第82回ヴェネツィア国際映画祭のオリゾンティ部門で、インドの映画監督アヌパルナ・ロイ氏が長編デビュー作「Songs of Forgotten Trees」で最優秀監督賞を受賞し、歴史を刻みました。オリゾンティ部門でインド人監督がこの賞を獲得したのは初めてのことです。
2025年9月1日にプレミア上映された同作は、ムンバイで暮らす二人の移民女性の生活に深く切り込み、都市での葛藤や個人的な旅路を描いています。アヌラーグ・カシュヤップ氏がプレゼンターを務め、ビビハンス・ライ氏、ロミル・モディ氏、ランジャン・シン氏がプロデュースを手掛けました。
ロイ監督は、世界中の女性たちにこの受賞を捧げ、映画が沈黙させられたり過小評価されたりしてきた人々への賛辞であることを強調しました。「Songs of Forgotten Trees」は2025年後半にインドで公開される予定で、世界の映画界に新たな重要な声を届けることが期待されています。
ロイ監督は西ベンガル州プルリアの出身で、幼少期は本よりも配給米を受け取るような環境で育ちました。13歳で結婚した幼馴染の喪失など、自身の経験が作品に色濃く反映されています。当初、両親は映画界への進出に反対していましたが、ロイ監督の揺るぎない決意と才能が、この偉業へと繋がりました。

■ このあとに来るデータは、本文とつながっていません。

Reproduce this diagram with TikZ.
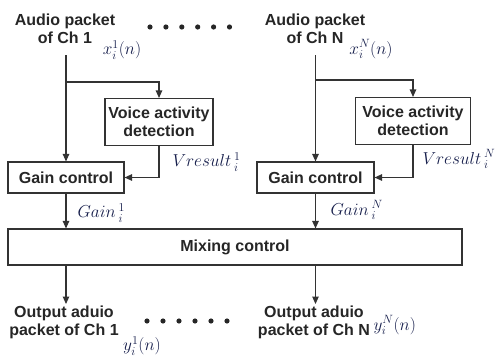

彼女の父親は、かつてロイ監督に「サタジット・レイになれるのか?」と尋ねたことがあると語っていますが、今では娘の成功を誰よりも誇りに思っています。
「Songs of Forgotten Trees」は、ムンバイのアパートで共に暮らす二人の女性、トオヤ(俳優志望で、ムンバイでの居場所を見つけようと奮闘している)とシュウェタ(部屋を貸し出している物静かな会社員)の関係性の変化を通して、都市の孤独と親密な疎外感を深く掘り下げています。二人の間には、当初の無関心が徐々に和らぎ、願望、秘密、そして憧れによって複雑化された、か弱いつながりが生まれていきます。ロイ監督は、繊細な演出で、他者を見るということ、そして最も親密な関係でさえ、いかにしばしばそれを見過ごしてしまうかについて、私たちに考えさせてくれます。
この映画は、ヴェネツィア国際映画祭のオリゾンティ部門において、18本の競合作品を抑えての受賞となりました。オリゾンティ部門は、新しい才能や革新的なストーリーテリングに焦点を当てたセクションであり、過去にはチャイタニヤ・タムハネ監督の「Court」やカラン・テジパル監督の「Stolen」といった高く評価されたインド作品も輩出しています。ロイ監督の今回の受賞は、インド映画界にとって画期的な出来事であり、彼女自身も今後注目すべき映画監督としての地位を確立しました。彼女の成功は、故郷や家族、そしてインド全土に誇りをもたらしています。